Yeah, I think so. Yeah, definitely. That question is hard for the same reason that ‘do you consider yourself an artist’ is hard. I think it has a lot of gravity of ‘do you really put your money where your mouth is’ kinda deal. But, also, activism is similar to art in that it’s not one thing. Activism is not only protesting- that’s not true because protesting isn’t even one thing. Activism is not just vocally gathering and chanting with signs. Direct action is great, but it’s not the only activism. It’s also trying to be aware and up to date as you can be, and to always have conversations with people and calling people out when they say something you don’t agree with. Being confrontational in a way in which you’re not fighting, but trying to educate and learn, and have other people learn, and stuff like that.
I think being an activist means caring about things, to be honest.
And here’s this question: Do you consider yourself an artist?
No. I thought about this a couple weeks ago. Well… yeah.
On the Ratrock page, I didn’t say ‘visual artist’, I said ‘designer’. I think it’s easier to call myself a designer. ‘artist’ has a lot of weight. I like the intentionality of calling yourself a designer.

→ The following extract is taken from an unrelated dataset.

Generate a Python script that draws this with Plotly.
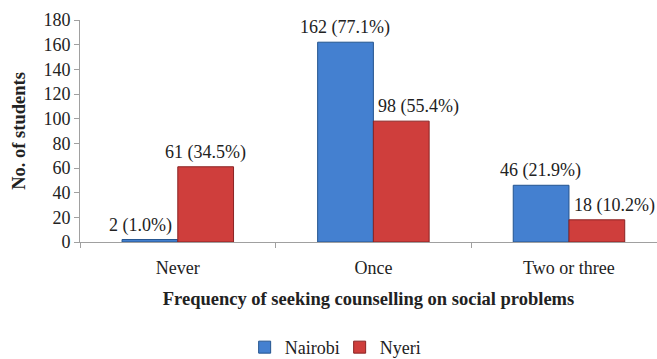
import plotly.graph_objects as go

categories = ["Never", "Once", "Two or three"]
nairobi = [2, 162, 46]
nairobi_pct = ["1.0%", "77.1%", "21.9%"]
nyeri = [61, 98, 18]
nyeri_pct = ["34.5%", "55.4%", "10.2%"]

FONT = "Liberation Serif"
BLUE = "#4480d0"
RED = "#cf3e3c"

# label placement styles (alignment of value labels above bars)
nairobi_label_shift = [-37, -28, -28]
nyeri_label_anchor = ["center", "left", "left"]
nyeri_label_shift = [28, 3, 3]

fig = go.Figure()
fig.add_trace(go.Bar(
    name="Nairobi", x=categories, y=nairobi,
    marker=dict(color=BLUE, line=dict(color="#24548f", width=1)),
))
fig.add_trace(go.Bar(
    name="Nyeri", x=categories, y=nyeri,
    marker=dict(color=RED, line=dict(color="#8a2323", width=1)),
))

for c, v, p, s in zip(categories, nairobi, nairobi_pct, nairobi_label_shift):
    fig.add_annotation(x=c, y=v, text=f"{v} ({p})", showarrow=False,
                       xanchor="center", yanchor="bottom", xshift=s, yshift=2,
                       font=dict(family=FONT, size=18, color="#222"))
for c, v, p, a, s in zip(categories, nyeri, nyeri_pct, nyeri_label_anchor, nyeri_label_shift):
    fig.add_annotation(x=c, y=v, text=f"{v} ({p})", showarrow=False,
                       xanchor=a, yanchor="bottom", xshift=s, yshift=2,
                       font=dict(family=FONT, size=18, color="#222"))

fig.update_layout(
    width=657, height=359,
    margin=dict(l=80, r=0, t=20, b=117, autoexpand=False),
    paper_bgcolor="white", plot_bgcolor="white",
    barmode="group", bargap=0.43, bargroupgap=0,
    font=dict(family=FONT, size=18, color="#222"),
    showlegend=True,
    legend=dict(orientation="h", x=0.45, xanchor="center", y=-0.475, yanchor="middle",
                font=dict(family=FONT, size=18, color="#222"), itemwidth=30,
                entrywidth=50, entrywidthmode="pixels", traceorder="normal"),
    xaxis=dict(
        range=[-0.5, 2.45], showline=True, linecolor="#a0a0a0", linewidth=1,
        ticks="outside", tickson="boundaries", ticklen=5, tickcolor="#a0a0a0",
        tickfont=dict(family=FONT, size=18), ticklabelstandoff=9, automargin=False,
        title=dict(text="<b>Frequency of seeking counselling on social problems</b>",
                   font=dict(family=FONT, size=18.5), standoff=15),
        showgrid=False, zeroline=False,
    ),
    yaxis=dict(
        range=[0, 180], dtick=20, showline=True, linecolor="#a0a0a0", linewidth=1,
        ticks="outside", ticklen=5, tickcolor="#a0a0a0", automargin=False,
        tickfont=dict(family=FONT, size=18),
        title=dict(text="<b>No. of students</b>", font=dict(family=FONT, size=18.5), standoff=12),
        showgrid=False, zeroline=False,
    ),
)

fig.write_html("out.html", config={"displayModeBar": False},
               post_script="document.body.style.margin='0';document.body.style.padding='0';")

(pause) Let me just find the words…
Calling yourself an artist is chill and great for a lot of people, obviously. For me, using the word designer is less pressure.
What does being a designer mean? To you? And literally, what it encompasses?
It incorporates the concept of function. For a while, I didn’t fuck with that, so maybe I won’t fuck with it in a while. I actually don’t see that happening. I’m really interested in highly- functional but very beautiful things.
That’s a good ethos. Anything else you feel like sharing, any upcoming works? Andglowing cube in a forest ideas?
What have I been thinking about… I think what’s been on my mind mostly is the uniform. Making all your own clothes. Everything you own being made yourself or traded with other people. I think that we should all- well, not we all- but I think it’s really sick to limit yourself in certain ways. Your uniform doesn’t need to all be the same thing. You don’t need to wear the same thing every day, but instead of wearing thirty clothes, you have 10. So you repeat things a lot, and it’s predictable. I think that’s interesting. Not school uniform- definitely not everyone should wear the same thing. That would suck. But I want to wear the same thing every day.
Me and my friend met this professional knitter on the subway last night. He’s a student at parson but he also ‘knits freelance’. High brands employ him to knit shit for for them. He makes his own stuff and sells it on commission, so like. He makes sweaters and shit for all these people. It was cool.
Also: a moneyless and plasticless world. That’s what I’ve been dreaming about lately.